In January and February, 2024, Lukoil will import at least 3.5 million barrels of Russian oil.

The second loophole in the law is the lack of a requirement for Lukoil to import crude oil below or at the oil price cap of $60 per barrel. Assuming that the Russian company will import around 3.5 million barrels of Russian oil in the first two months of the new year, the oil purchase will generate additional tax revenues for the Kremlin worth $168 million from natural resource extraction and export duty taxes.

The oil price cap on the seaborne sale of Russian oil aims to reduce the Russian revenues from selling oil in non-EU/G7 countries. The derogation for Bulgaria from EU Regulation 833 does not forbid the purchase of Russian oil above this price but the European Commission does not encourage the derogation to be used for maximizing the Kremlin’s tax revenues, and only in cases where the security of oil supply is under threat.

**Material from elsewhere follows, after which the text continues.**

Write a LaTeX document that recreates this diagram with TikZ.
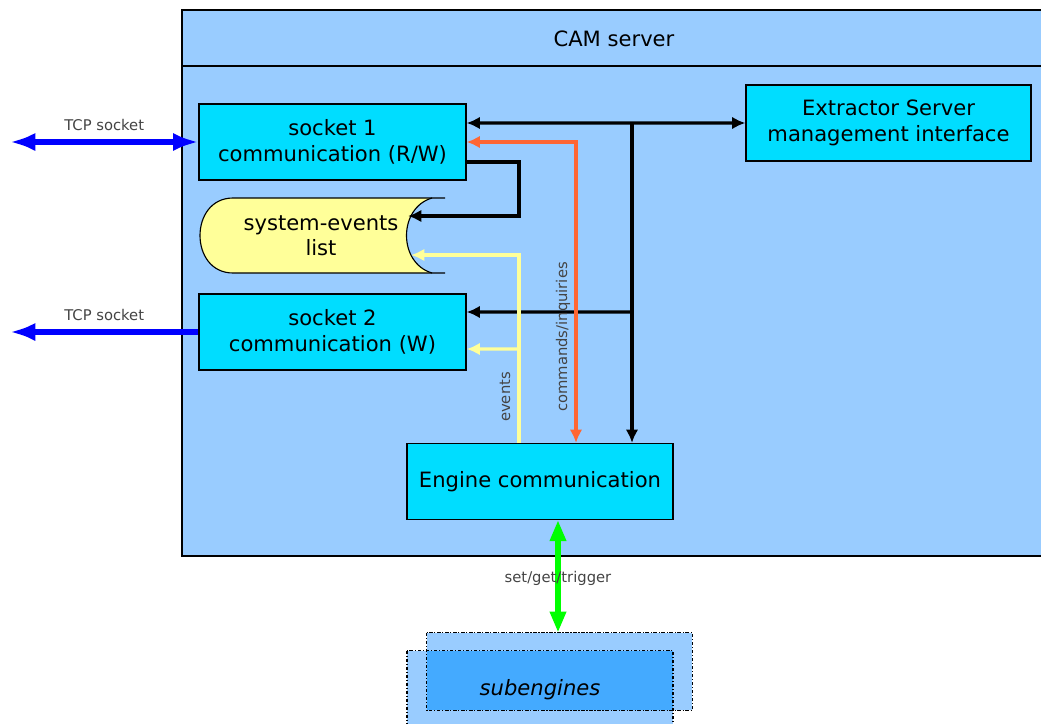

The two glaring loopholes in the law will not only compensate Lukoil for the early lifting of the derogation but could create risk for the national budget.

The import of Russian crude oil above the price cap in the second half of 2023 eliminates Lukoil’s surplus profit based on the lower price of Russian oil before August, 2023.

As the average Russian crude oil import price after August 2023 increases to reach parity with the price of alternative crude blends, Lukoil’s pre-declared 2023 annual profit of around $500 million will shrink significantly and the advanced payment of around $224 million will be returned to the Russian company by the Bulgarian government in 2024.

Figure 3. Crude oil revenues from the export to Bulgaria by origin of the supply ($ million)

Source: CSD based on official customs data.

What’s Next: The Bulgarian MPs must not allow this national exemption on fuel exports to stay as to prevent Lukoil from maximising its profit and, by extension, the Kremlin’s oil budget revenues. In addition, the law must prohibit the violation of the oil price cap for seaborne imports of Russian crude, still permitted under the derogation from EU Regulation 833/2014. The sooner this derogation is lifted, the faster Europe can close the most significant loophole in the Russian sanctions regime.